RDC : « sans ce petit commerce, je n’aurais pas survécu dans un camp militaire », Cathy Bonzenge (veuve) 

RDC : « sans ce petit commerce, je n’aurais pas survécu dans un camp militaire », Cathy Bonzenge (veuve) 

L'état de siège, déclaré dans les provinces du Nord-Kivu et de l’Ituri met en évidence les hommes en uniformes de la RDC ainsi que leurs dépendants aussi. Ce 02 juin, le Desk Femme vous propose le portrait de la veuve d’un lieutenant, habitante du Camp Faza situé dans la commune de Barumbu à Kinshasa. 


 Cathy Bozenge vend des bananes,  des papayes et des  cacahuètes aux croisements des avenues Bokassa et Maluku. Le prix  auquel elle vend ces denrées varie entre 200 et 500 Francs congolais.

« Mes potentiels clients sont les élèves de Jean-Bosco (une école voisine) ainsi que des passants. Quand la vente est bonne, je touche plus de 40.000 Fc en fin de journée. Dans le cas contraire, je peux m’en sortir avec 20.000 Fc,» confie la sexagénaire. 


Cathy Bozenge est mère de dix enfants dont deux jumeaux. Elle avait pourtant l'ambition de devenir une femme d’affaires. Les moyens financiers n’ont pas permis à ses parents, commerçant et ménagère, de l’inscrire à l’école secondaire.

« J’ai fait tout le cycle primaire. Je comptais poursuivre mes études jusqu’à l’université. Je me voyais heureuse, épanouie, une véritable femme d’affaires. Mais tout cela n’a pas été possible », dit-elle. Et de poursuivre, « j’ai lutté pour scolariser mes enfants. Ils ont tous fait le cycle primaire, certains ont terminé le secondaire et trois d’entre eux se sont enrôlés dans l’armée entre Mbuji-Mayi et Kinshasa ». 


Cela va faire six ans que Cathy Bozenge est veuve. Son époux, un lieutenant, est décédé d’une courte maladie. « Nous sommes allés à l’hôpital, nous avons payé tous les frais, l’ordonnance médicale nous a aussi été donnée. Nous avons acheté les comprimés, il a suivi sa cure. Finalement, cette maladie l’a emportée » confie Mme Bonzenge. 

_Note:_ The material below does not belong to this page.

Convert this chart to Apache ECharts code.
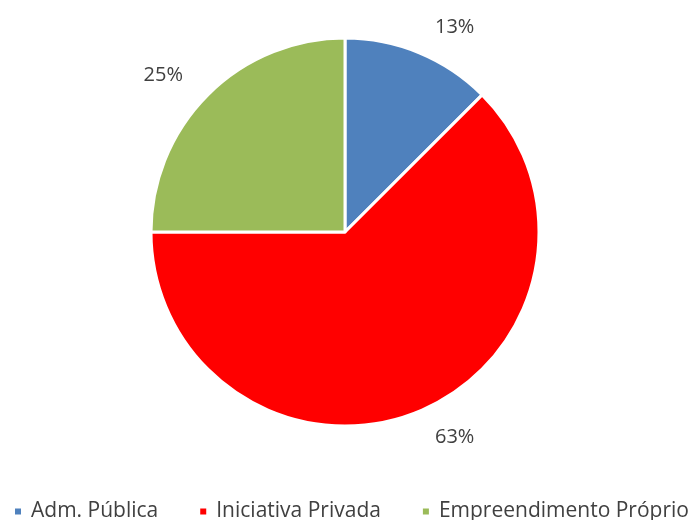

 Avant et après le décès de son époux, six  enfants de Cathy Bozenge vont  mourir des mêmes causes que leur père. La toute dernière, Falone (Nom d’emprunt), est décédée un mois après son accouchement au Camp Kokolo.

« Falone avait épousé un militaire du camp Kokolo. Elle vivait avec ses belles-sœurs après l’accouchement. Ma fille avait 24 ans. Après son accouchement, elle s’apprêtait à venir me rendre visite. Au bout d’un mois seulement, on m’appelait d’urgence pour me signifier qu'elle était sérieusement malade. Elle n’avait plus de sang, il fallait une transfusion. L’hôpital n’en avait pas. Ma fille est morte. Elle avait déjà un garçon de huit ans. Il est à ma charge actuellement,» s'attriste Cathy Bozenge. 

La vie dans les camps s'apparente au parcours du combattant


Comme de nombreuses épouses de militaires, Cathy Bozenge a passé plus de quarante ans  dans ce camp militaire.


« Lorsque je me suis mariée, une maison nous a été donnée dans ce camp militaire, depuis je ne l'ai plus jamais quitté. Je dois vous dire qu’à la même période, de nombreuses femmes sont décédées dans ce camp. Elles souffraient de kwashiorkor (syndrome de malnutrition extrême). La plupart d’entre elles sont décédées après un accouchement. (…) Sans ce petit commerce, je n’aurais pas survécu. Excepté le courant, l’eau et le fait d'avoir un toit, rien ne peut permettre aux familles de militaires de joindre les deux bouts. Depuis le décès de mon époux, je reçois 30.000 Fc comme salaire (plus ou moins 15 $). A quoi cela me servirait-il pour tout un mois ? Quand il nous arrive de tomber malade, tout se fait à nos propres frais. Comment vivre sans un commerce ? », s’interroge Cathy Bozenge. 


Par ailleurs, Cathy Bozenge a plaidé pour l’amélioration de leurs conditions de vie, pour l’éducation des enfants, ainsi que l’augmentation des frais alloués aux familles des militaires décédés.